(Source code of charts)
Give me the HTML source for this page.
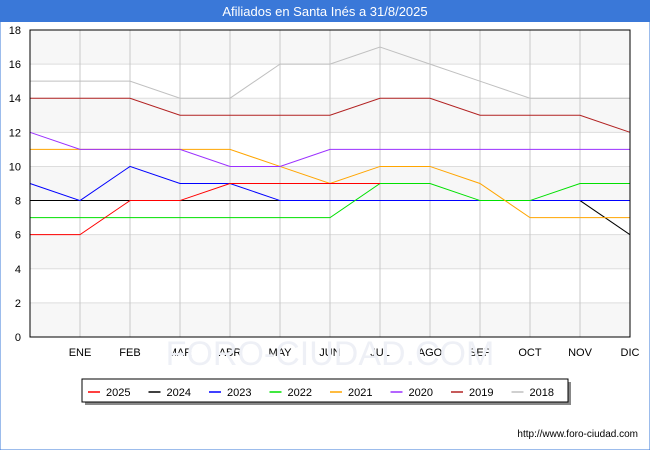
<!DOCTYPE html>
<html><head><meta charset="utf-8"><style>
body{margin:0;width:650px;height:450px;background:#fff;font-family:"Liberation Sans",sans-serif;overflow:hidden}
</style></head><body>
<svg width="650" height="450" id="svg" font-family="Liberation Sans, sans-serif">
<rect x="0" y="0" width="650" height="450" fill="#fff" stroke="#3a78d8"/>
<rect x="0" y="0" width="650" height="22" fill="#3a78d8"/>
<text x="325" y="16" text-anchor="middle" fill="#fff" font-size="13">Afiliados en Santa Inés a 31/8/2025</text>
<g id="plot"></g>
<text x="330" y="365" text-anchor="middle" font-size="34" fill="#eef0f6">FORO-CIUDAD.COM</text>
<text x="638" y="437" text-anchor="end" font-size="10" fill="#000">http://www.foro-ciudad.com</text>
</svg>
<script>
const categories=["","ENE","FEB","MAR","ABR","MAY","JUN","JUL","AGO","SEP","OCT","NOV","DIC"];
const yTicks=[0,2,4,6,8,10,12,14,16,18];
const seriesNames=["2025","2024","2023","2022","2021","2020","2019","2018"];
const colors=["#ff0000","#000000","#0000ff","#00e000","#ffa500","#9b30ff","#b22222","#c0c0c0"];
const s2025=[6,6,8,8,9,9,9,9,null,null,null,null,null];
const s2024=[8,8,8,8,8,8,8,8,8,8,8,8,6];
const s2023=[9,8,10,9,9,8,8,8,8,8,8,8,8];
const s2022=[7,7,7,7,7,7,7,9,9,8,8,9,9];
const s2021=[11,11,11,11,11,10,9,10,10,9,7,7,7];
const s2020=[12,11,11,11,10,10,11,11,11,11,11,11,11];
const s2019=[14,14,14,13,13,13,13,14,14,13,13,13,12];
const s2018=[15,15,15,14,14,16,16,17,16,15,14,14,14];
const data=[s2025,s2024,s2023,s2022,s2021,s2020,s2019,s2018];
const X0=30,X1=630,Y0=337,Y1=30,yMax=18;
const xs=i=>X0+i*(X1-X0)/(categories.length-1);
const ys=v=>Y0-v*(Y0-Y1)/yMax;
const NS="http://www.w3.org/2000/svg";
const g=document.getElementById('plot');
function mk(t,a){const e=document.createElementNS(NS,t);for(const k in a)e.setAttribute(k,a[k]);g.appendChild(e);return e;}
for(let k=0;k<yTicks.length-1;k++){
 if(k%2===0){const r=mk('rect',{x:X0,y:ys(yTicks[k+1]),width:X1-X0,height:ys(yTicks[k])-ys(yTicks[k+1]),fill:'#f7f7f7'});
 
 }
}
yTicks.forEach(v=>{
 const l=mk('line',{x1:X0,x2:X1,y1:ys(v),y2:ys(v),stroke:'#dddddd'});
 
 
 const t=mk('text',{x:X0-9,y:ys(v)+4,'text-anchor':'end','font-size':11});
 t.textContent=v;
 
 
});
categories.forEach((c,i)=>{
 if(i===0)return;
 const l=mk('line',{x1:xs(i),x2:xs(i),y1:Y1,y2:Y0,stroke:'#c8c8c8'});
 
 
 const t=mk('text',{x:xs(i),y:356,'text-anchor':'middle','font-size':11});
 t.textContent=c;
 
 
});
const order=[1,2,3,4,5,6,7,0];
order.forEach(si=>{
 const d=data[si];let pts=[];
 d.forEach((v,i)=>{if(v!==null)pts.push(xs(i)+','+ys(v));});
 const p=mk('polyline',{points:pts.join(' '),fill:'none',stroke:colors[si],'stroke-width':1});
 
 
});
const ax=mk('rect',{x:X0,y:Y1,width:X1-X0,height:Y0-Y1,fill:'none',stroke:'#000'});


const sh=mk('rect',{x:85,y:382,width:486,height:23,fill:'#888'});


const lb=mk('rect',{x:82,y:379,width:486,height:23,fill:'#fff',stroke:'#000'});


seriesNames.forEach((n,i)=>{
 const x=88+i*60.5;
 const l=mk('line',{x1:x,x2:x+12,y1:392,y2:392,stroke:colors[i],'stroke-width':1.5});
 
 
 const t=mk('text',{x:x+18,y:396,'font-size':11});
 t.textContent=n;
 
 
});
</script>
</body></html>
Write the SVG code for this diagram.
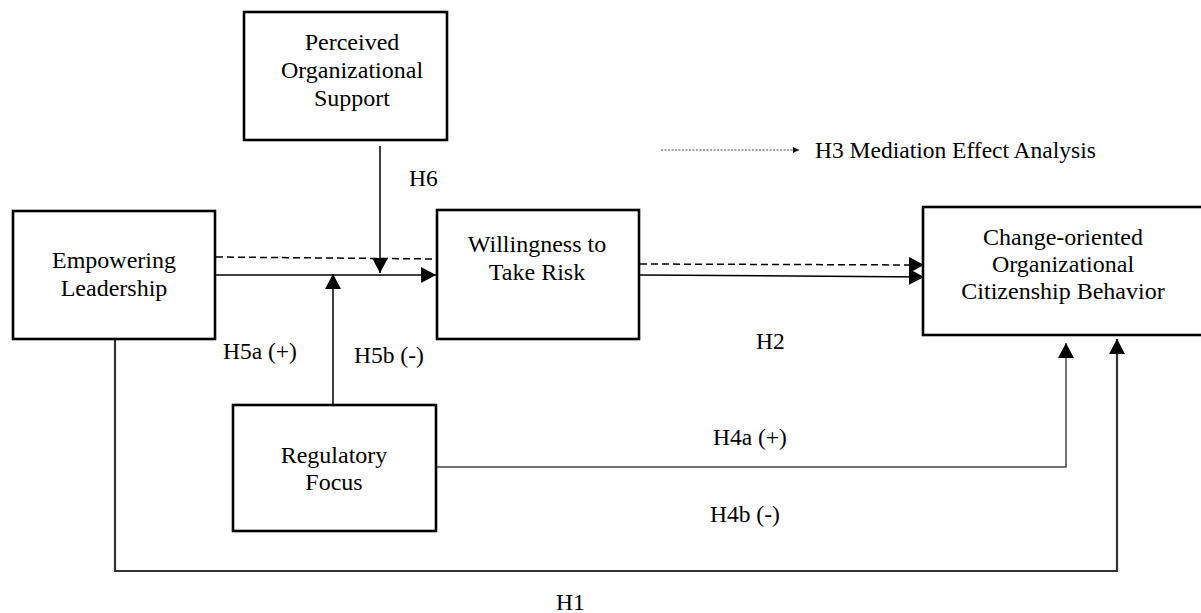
<svg xmlns="http://www.w3.org/2000/svg" width="1201" height="613" viewBox="0 0 1201 613">
<style>
.box{fill:#fff;stroke:#000;stroke-width:2.6}
.t{font-family:"Liberation Serif","Times New Roman",serif;font-size:24px;fill:#000;text-anchor:middle}
.lb{font-family:"Liberation Serif","Times New Roman",serif;font-size:23.5px;fill:#000}
.c{fill:none;stroke:#000;stroke-width:1.5}
.d{fill:none;stroke:#000;stroke-width:1.5;stroke-dasharray:7 4}
.g{fill:none;stroke:#333;stroke-width:2.2}
.g2{fill:none;stroke:#444;stroke-width:1.5}
.leg{fill:none;stroke:#444;stroke-width:1;stroke-dasharray:2 1.5}
</style>
<defs>
<marker id="ah" markerUnits="userSpaceOnUse" markerWidth="16" markerHeight="17" refX="15" refY="8" orient="auto">
<path d="M0,0 L15,8 L0,16 z" fill="#000"/>
</marker>
<marker id="ahs" markerUnits="userSpaceOnUse" markerWidth="7" markerHeight="7" refX="6" refY="3" orient="auto">
<path d="M0,0 L6,3 L0,6 z" fill="#000"/>
</marker>
</defs>

<g id="connectors">
<line class="d" x1="216" y1="257" x2="436" y2="259"/>
<line class="c" x1="215" y1="275" x2="436" y2="275" marker-end="url(#ah)"/>
<line class="c" x1="380" y1="146" x2="380" y2="273" marker-end="url(#ah)"/>
<line class="c" x1="333" y1="405" x2="333" y2="274" marker-end="url(#ah)"/>
<line class="d" x1="640" y1="264" x2="924" y2="265" marker-end="url(#ah)"/>
<line class="c" x1="640" y1="275" x2="924" y2="277" marker-end="url(#ah)"/>
<polyline class="g2" points="436,467 1066,467 1066,343" marker-end="url(#ah)"/>
<polyline class="g" points="115,338 115,571 1117,571 1117,339" marker-end="url(#ah)"/>
<line class="leg" x1="661" y1="150" x2="799" y2="150" marker-end="url(#ahs)"/>
</g>

<g id="node-pos">
<rect class="box" x="244" y="12" width="203" height="128"/>
<text class="t" x="352" y="50">Perceived</text>
<text class="t" x="352" y="78">Organizational</text>
<text class="t" x="352" y="106">Support</text>
</g>

<g id="node-el">
<rect class="box" x="13" y="211" width="202" height="128"/>
<text class="t" x="114" y="268">Empowering</text>
<text class="t" x="114" y="296">Leadership</text>
</g>

<g id="node-wtr">
<rect class="box" x="437" y="210" width="202" height="129"/>
<text class="t" x="537" y="252">Willingness to</text>
<text class="t" x="537" y="280">Take Risk</text>
</g>

<g id="node-cocb">
<rect class="box" x="923" y="207" width="282" height="128"/>
<text class="t" x="1063" y="245">Change-oriented</text>
<text class="t" x="1063" y="272">Organizational</text>
<text class="t" x="1063" y="299">Citizenship Behavior</text>
</g>

<g id="node-rf">
<rect class="box" x="233" y="405" width="203" height="126"/>
<text class="t" x="334" y="463">Regulatory</text>
<text class="t" x="334" y="490">Focus</text>
</g>

<g id="labels">
<text class="lb" x="409" y="186">H6</text>
<text class="lb" x="223" y="359">H5a (+)</text>
<text class="lb" x="354" y="363">H5b (-)</text>
<text class="lb" x="756" y="349">H2</text>
<text class="lb" x="713" y="445">H4a (+)</text>
<text class="lb" x="710" y="522">H4b (-)</text>
<text class="lb" x="556" y="610">H1</text>
<text class="lb" x="815" y="158">H3 Mediation Effect Analysis</text>
</g>
</svg>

Problem statement:
Exclude the pictures and transcribe all of the entries exactly.

Task solution:
Give me the HTML source for this page.
<!DOCTYPE html>
<html><head><meta charset="utf-8"><style>
body{margin:0;width:650px;height:450px;background:#fff;font-family:"Liberation Sans",sans-serif;overflow:hidden}
</style></head><body>
<svg width="650" height="450" id="svg" font-family="Liberation Sans, sans-serif">
<rect x="0" y="0" width="650" height="450" fill="#fff" stroke="#3a78d8"/>
<rect x="0" y="0" width="650" height="22" fill="#3a78d8"/>
<text x="325" y="16" text-anchor="middle" fill="#fff" font-size="13">Afiliados en Santa Inés a 31/8/2025</text>
<g id="plot"></g>
<text x="330" y="365" text-anchor="middle" font-size="34" fill="#eef0f6">FORO-CIUDAD.COM</text>
<text x="638" y="437" text-anchor="end" font-size="10" fill="#000">http://www.foro-ciudad.com</text>
</svg>
<script>
const categories=["","ENE","FEB","MAR","ABR","MAY","JUN","JUL","AGO","SEP","OCT","NOV","DIC"];
const yTicks=[0,2,4,6,8,10,12,14,16,18];
const seriesNames=["2025","2024","2023","2022","2021","2020","2019","2018"];
const colors=["#ff0000","#000000","#0000ff","#00e000","#ffa500","#9b30ff","#b22222","#c0c0c0"];
const s2025=[6,6,8,8,9,9,9,9,null,null,null,null,null];
const s2024=[8,8,8,8,8,8,8,8,8,8,8,8,6];
const s2023=[9,8,10,9,9,8,8,8,8,8,8,8,8];
const s2022=[7,7,7,7,7,7,7,9,9,8,8,9,9];
const s2021=[11,11,11,11,11,10,9,10,10,9,7,7,7];
const s2020=[12,11,11,11,10,10,11,11,11,11,11,11,11];
const s2019=[14,14,14,13,13,13,13,14,14,13,13,13,12];
const s2018=[15,15,15,14,14,16,16,17,16,15,14,14,14];
const data=[s2025,s2024,s2023,s2022,s2021,s2020,s2019,s2018];
const X0=30,X1=630,Y0=337,Y1=30,yMax=18;
const xs=i=>X0+i*(X1-X0)/(categories.length-1);
const ys=v=>Y0-v*(Y0-Y1)/yMax;
const NS="http://www.w3.org/2000/svg";
const g=document.getElementById('plot');
function mk(t,a){const e=document.createElementNS(NS,t);for(const k in a)e.setAttribute(k,a[k]);g.appendChild(e);return e;}
for(let k=0;k<yTicks.length-1;k++){
 if(k%2===0){const r=mk('rect',{x:X0,y:ys(yTicks[k+1]),width:X1-X0,height:ys(yTicks[k])-ys(yTicks[k+1]),fill:'#f7f7f7'});
 
 }
}
yTicks.forEach(v=>{
 const l=mk('line',{x1:X0,x2:X1,y1:ys(v),y2:ys(v),stroke:'#dddddd'});
 
 
 const t=mk('text',{x:X0-9,y:ys(v)+4,'text-anchor':'end','font-size':11});
 t.textContent=v;
 
 
});
categories.forEach((c,i)=>{
 if(i===0)return;
 const l=mk('line',{x1:xs(i),x2:xs(i),y1:Y1,y2:Y0,stroke:'#c8c8c8'});
 
 
 const t=mk('text',{x:xs(i),y:356,'text-anchor':'middle','font-size':11});
 t.textContent=c;
 
 
});
const order=[1,2,3,4,5,6,7,0];
order.forEach(si=>{
 const d=data[si];let pts=[];
 d.forEach((v,i)=>{if(v!==null)pts.push(xs(i)+','+ys(v));});
 const p=mk('polyline',{points:pts.join(' '),fill:'none',stroke:colors[si],'stroke-width':1});
 
 
});
const ax=mk('rect',{x:X0,y:Y1,width:X1-X0,height:Y0-Y1,fill:'none',stroke:'#000'});


const sh=mk('rect',{x:85,y:382,width:486,height:23,fill:'#888'});


const lb=mk('rect',{x:82,y:379,width:486,height:23,fill:'#fff',stroke:'#000'});


seriesNames.forEach((n,i)=>{
 const x=88+i*60.5;
 const l=mk('line',{x1:x,x2:x+12,y1:392,y2:392,stroke:colors[i],'stroke-width':1.5});
 
 
 const t=mk('text',{x:x+18,y:396,'font-size':11});
 t.textContent=n;
 
 
});
</script>
</body></html>
Write the SVG code for this diagram.
<svg xmlns="http://www.w3.org/2000/svg" width="1201" height="613" viewBox="0 0 1201 613">
<style>
.box{fill:#fff;stroke:#000;stroke-width:2.6}
.t{font-family:"Liberation Serif","Times New Roman",serif;font-size:24px;fill:#000;text-anchor:middle}
.lb{font-family:"Liberation Serif","Times New Roman",serif;font-size:23.5px;fill:#000}
.c{fill:none;stroke:#000;stroke-width:1.5}
.d{fill:none;stroke:#000;stroke-width:1.5;stroke-dasharray:7 4}
.g{fill:none;stroke:#333;stroke-width:2.2}
.g2{fill:none;stroke:#444;stroke-width:1.5}
.leg{fill:none;stroke:#444;stroke-width:1;stroke-dasharray:2 1.5}
</style>
<defs>
<marker id="ah" markerUnits="userSpaceOnUse" markerWidth="16" markerHeight="17" refX="15" refY="8" orient="auto">
<path d="M0,0 L15,8 L0,16 z" fill="#000"/>
</marker>
<marker id="ahs" markerUnits="userSpaceOnUse" markerWidth="7" markerHeight="7" refX="6" refY="3" orient="auto">
<path d="M0,0 L6,3 L0,6 z" fill="#000"/>
</marker>
</defs>

<g id="connectors">
<line class="d" x1="216" y1="257" x2="436" y2="259"/>
<line class="c" x1="215" y1="275" x2="436" y2="275" marker-end="url(#ah)"/>
<line class="c" x1="380" y1="146" x2="380" y2="273" marker-end="url(#ah)"/>
<line class="c" x1="333" y1="405" x2="333" y2="274" marker-end="url(#ah)"/>
<line class="d" x1="640" y1="264" x2="924" y2="265" marker-end="url(#ah)"/>
<line class="c" x1="640" y1="275" x2="924" y2="277" marker-end="url(#ah)"/>
<polyline class="g2" points="436,467 1066,467 1066,343" marker-end="url(#ah)"/>
<polyline class="g" points="115,338 115,571 1117,571 1117,339" marker-end="url(#ah)"/>
<line class="leg" x1="661" y1="150" x2="799" y2="150" marker-end="url(#ahs)"/>
</g>

<g id="node-pos">
<rect class="box" x="244" y="12" width="203" height="128"/>
<text class="t" x="352" y="50">Perceived</text>
<text class="t" x="352" y="78">Organizational</text>
<text class="t" x="352" y="106">Support</text>
</g>

<g id="node-el">
<rect class="box" x="13" y="211" width="202" height="128"/>
<text class="t" x="114" y="268">Empowering</text>
<text class="t" x="114" y="296">Leadership</text>
</g>

<g id="node-wtr">
<rect class="box" x="437" y="210" width="202" height="129"/>
<text class="t" x="537" y="252">Willingness to</text>
<text class="t" x="537" y="280">Take Risk</text>
</g>

<g id="node-cocb">
<rect class="box" x="923" y="207" width="282" height="128"/>
<text class="t" x="1063" y="245">Change-oriented</text>
<text class="t" x="1063" y="272">Organizational</text>
<text class="t" x="1063" y="299">Citizenship Behavior</text>
</g>

<g id="node-rf">
<rect class="box" x="233" y="405" width="203" height="126"/>
<text class="t" x="334" y="463">Regulatory</text>
<text class="t" x="334" y="490">Focus</text>
</g>

<g id="labels">
<text class="lb" x="409" y="186">H6</text>
<text class="lb" x="223" y="359">H5a (+)</text>
<text class="lb" x="354" y="363">H5b (-)</text>
<text class="lb" x="756" y="349">H2</text>
<text class="lb" x="713" y="445">H4a (+)</text>
<text class="lb" x="710" y="522">H4b (-)</text>
<text class="lb" x="556" y="610">H1</text>
<text class="lb" x="815" y="158">H3 Mediation Effect Analysis</text>
</g>
</svg>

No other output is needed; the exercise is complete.